Em 30 de agosto de 2022, o ator, vlogueiro e humorista Aleksándr Vladímirovich Gudkóv (n. 1983), crítico da invasão à Ucrânia, lançou em seu canal no YouTube o clipe Iá úzki (Eu sou estreito), uma paródia da canção Iá rússki de Shaman (ele brinca com os sons reais das palavras pra além da ortografia: “rúski” e “úski”). A falta de nexo da letra e a animação cômica do vídeo me fazem lembrar mais do humor meio nonsense do Casseta & Planeta Urgente, que às vezes nem crítica queria fazer, mas apenas uma zoeira inocente. Eu também associo o “estreito” à estreiteza mental do patriotismo belicista, lembrando que rússki é especificamente o russo étnico (mesmo fora da Rússia), enquanto rossíiski é o nacional da Federação Russa (Rossíiskaia), mesmo sendo tártaro, checheno, inguche, tuvano etc. Buscando por memes, até achei um trocadilho do título Iá rússki com o gentílico iakútski, relativo à região da Iacútia.

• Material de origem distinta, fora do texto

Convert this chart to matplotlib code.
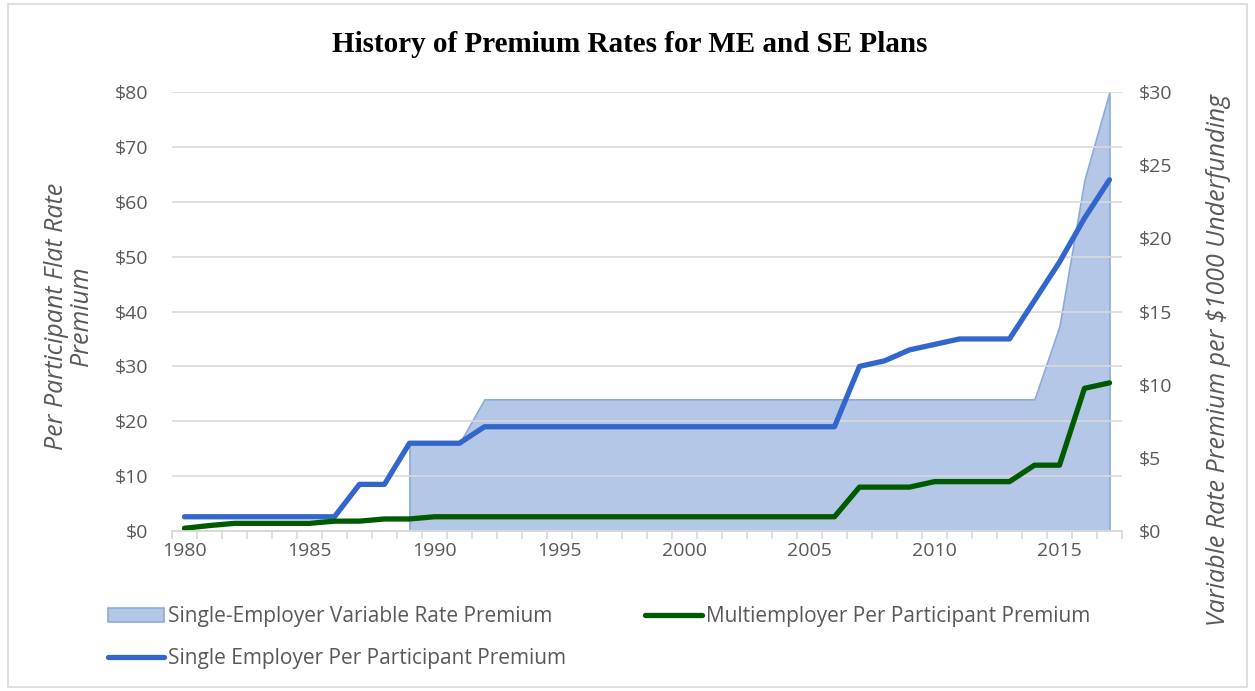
import numpy as np
import matplotlib.pyplot as plt
from matplotlib.patches import Rectangle

years = list(range(1980, 2018))

# single employer flat rate premium per participant ($)
se_flat = [2.6, 2.6, 2.6, 2.6, 2.6, 2.6, 2.6, 8.5, 8.5, 16, 16, 16, 19,
           19, 19, 19, 19, 19, 19, 19, 19, 19, 19, 19, 19, 19, 19,
           30, 31, 33, 34, 35, 35, 35, 42, 49, 57, 64]

# multiemployer flat rate premium per participant ($)
me_flat = [0.5, 1.0, 1.4, 1.4, 1.4, 1.4, 1.8, 1.8, 2.2, 2.2, 2.6, 2.6, 2.6,
           2.6, 2.6, 2.6, 2.6, 2.6, 2.6, 2.6, 2.6, 2.6, 2.6, 2.6, 2.6, 2.6, 2.6,
           8, 8, 8, 9, 9, 9, 9, 12, 12, 26, 27]

# single employer variable rate premium per $1000 underfunding (from 1989)
vrp_years = list(range(1989, 2018))
vrp = [6, 6, 6, 9, 9, 9, 9, 9, 9, 9, 9, 9, 9, 9, 9, 9, 9, 9, 9, 9, 9,
       9, 9, 9, 9, 9, 14, 24, 30]

gray = "#595959"
plt.rcParams["font.family"] = ["Open Sans", "DejaVu Sans"]

fig = plt.figure(figsize=(12.55, 6.91), dpi=100)
ax = fig.add_axes([0.137, 0.2315, 0.757, 0.6354])
ax2 = ax.twinx()

ax2.fill_between(vrp_years, vrp, 0, color="#B4C7E7", edgecolor="#8EA9DB",
                 linewidth=1.2, label="Single-Employer Variable Rate Premium")
ax2.set_ylim(0, 30)
ax2.set_yticks(range(0, 31, 5))
ax2.set_yticklabels(["$%d" % v for v in range(0, 31, 5)])

ax.set_zorder(ax2.get_zorder() + 1)
ax.patch.set_visible(False)
ax.plot(years, se_flat, color="#3366CC", lw=3.8, solid_capstyle="round",
        label="Single Employer Per Participant Premium")
ax.plot(years, me_flat, color="#005A00", lw=3.8, solid_capstyle="round",
        label="Multiemployer Per Participant Premium")
ax.set_ylim(0, 80)
ax.set_yticks(range(0, 81, 10))
ax.set_yticklabels(["$%d" % v for v in range(0, 81, 10)])
ax.yaxis.grid(True, color="#D9D9D9", lw=1.2)
ax.set_axisbelow(True)

ax.set_xlim(1979.5, 2017.5)
ax.set_xticks(range(1980, 2018, 5))
ax.set_xticks(np.arange(1979.5, 2018, 1), minor=True)
ax.tick_params(axis="x", which="major", length=0, pad=8)
ax.tick_params(axis="x", which="minor", length=6, color="#D9D9D9", width=1.2)

for a in (ax, ax2):
    for s in ("top", "left", "right"):
        a.spines[s].set_visible(False)
    a.spines["bottom"].set_color("#D9D9D9")
    a.spines["bottom"].set_linewidth(1.2)
    a.tick_params(axis="x", labelsize=14, colors=gray)
ax.tick_params(axis="y", length=0, labelsize=14, colors=gray, pad=17)
ax2.tick_params(axis="y", length=0, labelsize=14, colors=gray, pad=12)

ax.set_ylabel("Per Participant Flat Rate\nPremium", fontsize=18, color=gray,
              style="italic", linespacing=1.0)
ax.yaxis.set_label_coords(-0.082, 0.49)
ax2.set_ylabel("Variable Rate Premium per \\$1000 Underfunding", fontsize=18,
               color=gray, style="italic")
ax2.yaxis.set_label_coords(1.088, 0.39)

fig.text(0.502, 0.935, "History of Premium Rates for ME and SE Plans",
         ha="center", va="center", fontsize=21, fontweight="bold",
         family="Liberation Serif")

h1, l1 = ax2.get_legend_handles_labels()
h2, l2 = ax.get_legend_handles_labels()
fig.legend(h1 + h2, l1 + l2, loc="upper left", bbox_to_anchor=(0.071, 0.15),
           ncol=2, frameon=False, fontsize=15, labelcolor=gray,
           handlelength=2.7, handletextpad=0.2, columnspacing=3.8,
           labelspacing=1.0)

fig.patches.append(Rectangle((0.006, 0.006), 0.988, 0.988,
                             transform=fig.transFigure, fill=False,
                             edgecolor="#D9D9D9", lw=1.2))

plt.savefig("out.png", dpi=100)
plt.close()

Porém, analistas mais “profundos” chegaram a resgatar alusões aos significados positivo de “largo” e de “estreito” na literatura russa. Em todo caso, Gudkov foi atacado pelas putinetes mais alopradas e quase foi alvo de processo por “difamação”, embora não se referisse pessoalmente a Shaman (nem mesmo diretamente à própria canção), o qual, afinal, tratou o acontecido com indiferença. Aqui na página você pode ler os originais e as traduções das letras de Iá rússki e de Iá úzki, esta última também contando com um áudio separado, publicado pela Radio Svoboda. Fiz backups pra qualquer eventualidade, mas aí estão os vídeos em seus canais:


Я русский!

1. Я вдыхаю этот воздух,
Солнце в небе смотрит на меня.
Надо мной летает вольный ветер,
Он такой же, как и я.

И хочется просто любить и дышать,
И мне другого не нужно.
Такой, какой есть, и меня не сломать,
И всё, потому что

Припев:
Я русский,
Я иду до конца.
Я русский,
Моя кровь от Отца.

Я русский,
И мне повезло.
Я русский,
Всему миру назло.

Я русский!

2. В небо улетает эта песня,
И зовёт меня с собой.
А во мне пылает моё сердце,
Освещая путь домой.

Где хочется просто любить и дышать,
И мне другого не нужно.
Такой уж я есть, и меня не сломать,
И всё, потому что

(Припев)

Я русский!

(Припев)

Я русский!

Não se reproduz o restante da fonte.